--- START OF Material for this task ---

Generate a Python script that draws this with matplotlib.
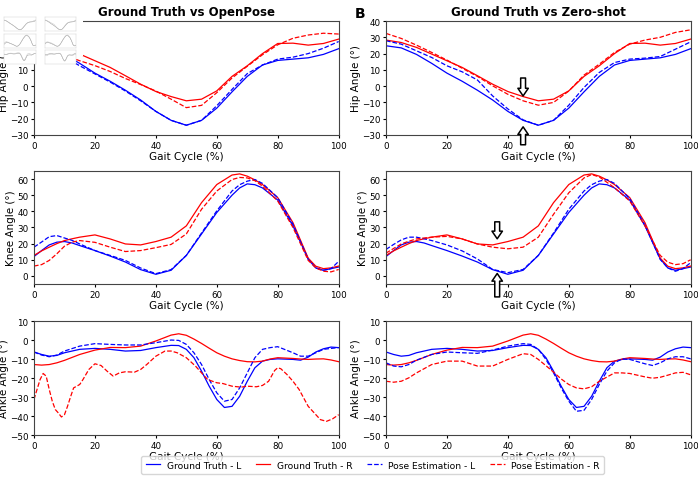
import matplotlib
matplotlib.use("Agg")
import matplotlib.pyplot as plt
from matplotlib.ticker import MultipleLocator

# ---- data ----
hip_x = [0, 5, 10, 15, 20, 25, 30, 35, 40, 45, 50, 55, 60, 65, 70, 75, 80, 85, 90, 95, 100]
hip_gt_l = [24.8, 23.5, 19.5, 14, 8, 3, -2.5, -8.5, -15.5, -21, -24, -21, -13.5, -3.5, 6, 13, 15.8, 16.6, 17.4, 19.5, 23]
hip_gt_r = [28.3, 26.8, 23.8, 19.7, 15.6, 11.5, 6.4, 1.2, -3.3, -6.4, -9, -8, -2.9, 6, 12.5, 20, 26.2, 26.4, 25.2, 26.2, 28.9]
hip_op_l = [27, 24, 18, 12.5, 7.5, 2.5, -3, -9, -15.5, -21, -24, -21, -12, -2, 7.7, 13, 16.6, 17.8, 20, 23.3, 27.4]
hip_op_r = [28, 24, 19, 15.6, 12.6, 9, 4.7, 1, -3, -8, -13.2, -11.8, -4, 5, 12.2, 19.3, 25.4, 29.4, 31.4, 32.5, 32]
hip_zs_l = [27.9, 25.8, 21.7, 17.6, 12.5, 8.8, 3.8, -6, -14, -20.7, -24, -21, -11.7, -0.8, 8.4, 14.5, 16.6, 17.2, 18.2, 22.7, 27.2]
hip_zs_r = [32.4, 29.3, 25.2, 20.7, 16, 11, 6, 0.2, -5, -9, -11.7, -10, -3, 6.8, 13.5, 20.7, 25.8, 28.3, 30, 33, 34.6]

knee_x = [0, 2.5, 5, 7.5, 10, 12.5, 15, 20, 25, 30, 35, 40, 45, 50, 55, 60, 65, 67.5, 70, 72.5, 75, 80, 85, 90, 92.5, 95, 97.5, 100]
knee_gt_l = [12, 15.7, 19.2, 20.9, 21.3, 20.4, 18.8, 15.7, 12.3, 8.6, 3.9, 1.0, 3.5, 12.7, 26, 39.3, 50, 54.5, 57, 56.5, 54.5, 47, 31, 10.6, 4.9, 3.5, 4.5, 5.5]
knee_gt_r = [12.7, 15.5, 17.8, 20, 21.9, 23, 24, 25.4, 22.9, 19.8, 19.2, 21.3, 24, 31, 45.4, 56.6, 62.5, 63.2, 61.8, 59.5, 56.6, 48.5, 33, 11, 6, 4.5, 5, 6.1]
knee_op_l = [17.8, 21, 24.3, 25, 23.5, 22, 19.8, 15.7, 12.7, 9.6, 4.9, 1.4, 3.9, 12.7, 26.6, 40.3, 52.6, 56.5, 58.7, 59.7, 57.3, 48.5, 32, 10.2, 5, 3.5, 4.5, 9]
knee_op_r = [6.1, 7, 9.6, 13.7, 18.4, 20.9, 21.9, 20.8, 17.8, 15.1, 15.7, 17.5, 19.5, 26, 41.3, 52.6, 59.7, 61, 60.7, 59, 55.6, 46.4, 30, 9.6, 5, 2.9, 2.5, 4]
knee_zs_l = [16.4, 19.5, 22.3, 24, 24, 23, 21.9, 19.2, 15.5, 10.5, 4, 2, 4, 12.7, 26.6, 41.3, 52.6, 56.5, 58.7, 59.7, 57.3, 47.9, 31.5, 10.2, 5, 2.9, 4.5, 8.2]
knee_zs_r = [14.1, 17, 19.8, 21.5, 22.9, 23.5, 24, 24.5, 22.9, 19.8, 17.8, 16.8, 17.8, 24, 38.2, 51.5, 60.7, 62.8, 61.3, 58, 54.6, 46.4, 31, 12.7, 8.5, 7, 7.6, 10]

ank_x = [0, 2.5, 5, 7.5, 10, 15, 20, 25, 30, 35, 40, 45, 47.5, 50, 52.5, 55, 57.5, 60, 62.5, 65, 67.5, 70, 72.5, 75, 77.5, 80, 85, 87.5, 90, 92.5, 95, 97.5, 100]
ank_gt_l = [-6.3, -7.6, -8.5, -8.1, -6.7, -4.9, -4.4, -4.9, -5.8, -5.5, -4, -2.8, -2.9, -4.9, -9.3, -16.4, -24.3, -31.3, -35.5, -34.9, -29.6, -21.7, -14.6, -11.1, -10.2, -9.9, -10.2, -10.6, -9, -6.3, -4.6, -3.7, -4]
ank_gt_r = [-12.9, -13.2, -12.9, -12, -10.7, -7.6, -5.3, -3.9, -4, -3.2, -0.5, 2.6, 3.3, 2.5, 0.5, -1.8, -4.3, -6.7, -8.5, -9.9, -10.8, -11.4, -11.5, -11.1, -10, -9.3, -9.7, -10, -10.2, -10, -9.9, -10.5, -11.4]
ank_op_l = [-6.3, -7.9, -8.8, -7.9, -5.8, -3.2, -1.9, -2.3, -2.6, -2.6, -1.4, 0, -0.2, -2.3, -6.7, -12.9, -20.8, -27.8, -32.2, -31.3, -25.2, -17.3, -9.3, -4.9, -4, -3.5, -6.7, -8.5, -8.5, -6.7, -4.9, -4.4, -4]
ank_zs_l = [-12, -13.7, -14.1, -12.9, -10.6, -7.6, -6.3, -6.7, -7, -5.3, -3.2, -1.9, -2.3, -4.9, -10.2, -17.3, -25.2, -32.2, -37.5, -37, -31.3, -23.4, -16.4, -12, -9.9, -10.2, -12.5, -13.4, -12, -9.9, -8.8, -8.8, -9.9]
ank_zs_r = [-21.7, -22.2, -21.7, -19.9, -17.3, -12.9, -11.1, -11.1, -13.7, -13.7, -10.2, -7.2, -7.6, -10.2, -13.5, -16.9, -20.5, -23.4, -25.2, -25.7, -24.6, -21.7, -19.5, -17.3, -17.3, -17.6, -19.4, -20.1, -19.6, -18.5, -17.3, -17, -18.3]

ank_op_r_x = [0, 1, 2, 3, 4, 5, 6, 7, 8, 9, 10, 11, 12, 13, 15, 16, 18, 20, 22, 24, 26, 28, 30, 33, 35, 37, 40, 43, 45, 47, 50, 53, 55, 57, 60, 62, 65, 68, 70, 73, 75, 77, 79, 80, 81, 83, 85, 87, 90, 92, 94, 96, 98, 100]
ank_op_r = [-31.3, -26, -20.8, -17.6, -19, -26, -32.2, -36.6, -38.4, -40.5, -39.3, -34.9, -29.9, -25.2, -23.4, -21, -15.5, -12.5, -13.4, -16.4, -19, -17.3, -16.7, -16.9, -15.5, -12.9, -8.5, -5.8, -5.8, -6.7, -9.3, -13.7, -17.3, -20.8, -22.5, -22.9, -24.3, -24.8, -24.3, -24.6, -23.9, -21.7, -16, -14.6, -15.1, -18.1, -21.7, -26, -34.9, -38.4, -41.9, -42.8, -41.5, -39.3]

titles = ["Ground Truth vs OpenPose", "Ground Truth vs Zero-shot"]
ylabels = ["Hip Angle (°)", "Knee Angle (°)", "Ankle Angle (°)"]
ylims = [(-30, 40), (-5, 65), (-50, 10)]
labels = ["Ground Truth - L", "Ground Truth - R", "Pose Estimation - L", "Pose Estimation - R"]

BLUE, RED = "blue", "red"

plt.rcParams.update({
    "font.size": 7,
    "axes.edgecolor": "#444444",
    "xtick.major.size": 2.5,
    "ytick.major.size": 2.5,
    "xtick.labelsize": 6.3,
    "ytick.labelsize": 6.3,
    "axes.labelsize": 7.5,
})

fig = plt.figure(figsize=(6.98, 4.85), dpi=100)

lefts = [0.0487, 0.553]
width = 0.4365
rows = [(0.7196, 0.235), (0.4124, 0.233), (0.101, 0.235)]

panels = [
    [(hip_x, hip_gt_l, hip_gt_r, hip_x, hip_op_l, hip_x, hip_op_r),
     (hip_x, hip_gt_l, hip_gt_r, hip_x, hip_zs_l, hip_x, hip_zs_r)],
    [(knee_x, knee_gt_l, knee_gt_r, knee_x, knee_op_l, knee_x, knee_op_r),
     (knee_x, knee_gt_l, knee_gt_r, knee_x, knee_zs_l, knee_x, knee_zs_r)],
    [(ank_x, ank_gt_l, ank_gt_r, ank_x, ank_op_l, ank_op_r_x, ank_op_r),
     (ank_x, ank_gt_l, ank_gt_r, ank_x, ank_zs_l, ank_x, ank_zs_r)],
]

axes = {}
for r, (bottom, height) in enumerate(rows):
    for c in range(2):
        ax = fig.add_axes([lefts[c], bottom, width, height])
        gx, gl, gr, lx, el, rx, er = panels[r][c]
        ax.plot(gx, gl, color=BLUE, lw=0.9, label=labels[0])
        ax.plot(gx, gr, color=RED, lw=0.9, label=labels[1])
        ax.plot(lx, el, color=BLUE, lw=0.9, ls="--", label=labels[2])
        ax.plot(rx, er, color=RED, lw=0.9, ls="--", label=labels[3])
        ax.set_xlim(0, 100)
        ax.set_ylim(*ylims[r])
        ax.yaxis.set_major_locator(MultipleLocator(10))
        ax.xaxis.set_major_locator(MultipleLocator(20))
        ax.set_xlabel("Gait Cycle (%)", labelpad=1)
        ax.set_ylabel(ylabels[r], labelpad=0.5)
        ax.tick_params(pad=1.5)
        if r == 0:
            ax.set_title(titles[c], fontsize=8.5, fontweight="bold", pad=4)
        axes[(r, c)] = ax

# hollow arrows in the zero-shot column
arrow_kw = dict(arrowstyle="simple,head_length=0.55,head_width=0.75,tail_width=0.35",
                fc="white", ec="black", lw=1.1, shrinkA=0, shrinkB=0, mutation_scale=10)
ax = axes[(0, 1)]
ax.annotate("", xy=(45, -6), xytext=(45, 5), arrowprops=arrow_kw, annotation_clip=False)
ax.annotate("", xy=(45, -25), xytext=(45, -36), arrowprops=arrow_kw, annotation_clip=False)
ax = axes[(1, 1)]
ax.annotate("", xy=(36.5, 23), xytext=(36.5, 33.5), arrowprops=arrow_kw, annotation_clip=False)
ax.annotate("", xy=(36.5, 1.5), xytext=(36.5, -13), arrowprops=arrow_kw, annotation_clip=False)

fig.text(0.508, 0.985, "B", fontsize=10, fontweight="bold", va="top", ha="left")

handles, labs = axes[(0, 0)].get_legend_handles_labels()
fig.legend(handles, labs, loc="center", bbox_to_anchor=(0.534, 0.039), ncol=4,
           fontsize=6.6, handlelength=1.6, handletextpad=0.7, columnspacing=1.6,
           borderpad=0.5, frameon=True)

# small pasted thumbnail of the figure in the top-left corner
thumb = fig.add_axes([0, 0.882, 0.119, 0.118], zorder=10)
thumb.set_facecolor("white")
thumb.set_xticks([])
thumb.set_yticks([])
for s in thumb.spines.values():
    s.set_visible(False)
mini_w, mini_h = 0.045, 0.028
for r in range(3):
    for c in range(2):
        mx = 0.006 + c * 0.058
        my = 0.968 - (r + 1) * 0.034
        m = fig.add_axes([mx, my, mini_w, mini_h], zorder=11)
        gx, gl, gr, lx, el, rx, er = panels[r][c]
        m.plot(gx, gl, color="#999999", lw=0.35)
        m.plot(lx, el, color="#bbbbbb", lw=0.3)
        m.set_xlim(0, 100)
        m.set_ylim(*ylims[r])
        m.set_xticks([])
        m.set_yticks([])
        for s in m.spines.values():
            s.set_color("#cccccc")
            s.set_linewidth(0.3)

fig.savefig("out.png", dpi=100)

--- END OF Material for this task ---
--- START OF Material for this task ---

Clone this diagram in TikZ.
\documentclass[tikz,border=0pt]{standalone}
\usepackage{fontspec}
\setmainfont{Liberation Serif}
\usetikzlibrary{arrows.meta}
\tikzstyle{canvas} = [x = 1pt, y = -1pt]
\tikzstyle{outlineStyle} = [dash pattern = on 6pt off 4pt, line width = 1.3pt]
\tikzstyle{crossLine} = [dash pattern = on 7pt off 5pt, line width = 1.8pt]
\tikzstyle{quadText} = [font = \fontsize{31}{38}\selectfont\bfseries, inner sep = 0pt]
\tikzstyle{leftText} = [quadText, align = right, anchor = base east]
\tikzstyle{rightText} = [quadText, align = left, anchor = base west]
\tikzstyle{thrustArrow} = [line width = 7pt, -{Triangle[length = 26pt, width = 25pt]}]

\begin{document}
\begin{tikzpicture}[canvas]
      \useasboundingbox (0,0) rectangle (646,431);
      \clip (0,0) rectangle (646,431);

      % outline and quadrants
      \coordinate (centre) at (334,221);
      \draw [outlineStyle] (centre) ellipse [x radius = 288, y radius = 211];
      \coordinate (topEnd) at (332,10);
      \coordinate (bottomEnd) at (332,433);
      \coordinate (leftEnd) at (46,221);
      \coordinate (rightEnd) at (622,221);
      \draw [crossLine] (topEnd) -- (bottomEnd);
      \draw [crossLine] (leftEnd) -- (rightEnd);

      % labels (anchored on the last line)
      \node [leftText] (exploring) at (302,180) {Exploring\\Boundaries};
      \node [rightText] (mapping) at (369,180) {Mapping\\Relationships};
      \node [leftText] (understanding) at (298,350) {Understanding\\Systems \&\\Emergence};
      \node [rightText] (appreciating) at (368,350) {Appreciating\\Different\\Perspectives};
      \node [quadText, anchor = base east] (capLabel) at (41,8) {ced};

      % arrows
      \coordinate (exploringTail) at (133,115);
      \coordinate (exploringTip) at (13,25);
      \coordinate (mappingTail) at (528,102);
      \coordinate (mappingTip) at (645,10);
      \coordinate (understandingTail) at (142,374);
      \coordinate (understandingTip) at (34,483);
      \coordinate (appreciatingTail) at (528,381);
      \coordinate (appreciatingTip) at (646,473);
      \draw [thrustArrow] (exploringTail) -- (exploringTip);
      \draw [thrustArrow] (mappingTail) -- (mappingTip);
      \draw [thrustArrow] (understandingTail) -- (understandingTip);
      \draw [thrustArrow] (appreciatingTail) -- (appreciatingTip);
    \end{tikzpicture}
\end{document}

--- END OF Material for this task ---

Directive: Leave out the pictures and give again exactly the lines from the one with "Generate a Python" through the one with "from matplotlib.ticker import MultipleLocator", and no others.

Written response:
Generate a Python script that draws this with matplotlib.
import matplotlib
matplotlib.use("Agg")
import matplotlib.pyplot as plt
from matplotlib.ticker import MultipleLocator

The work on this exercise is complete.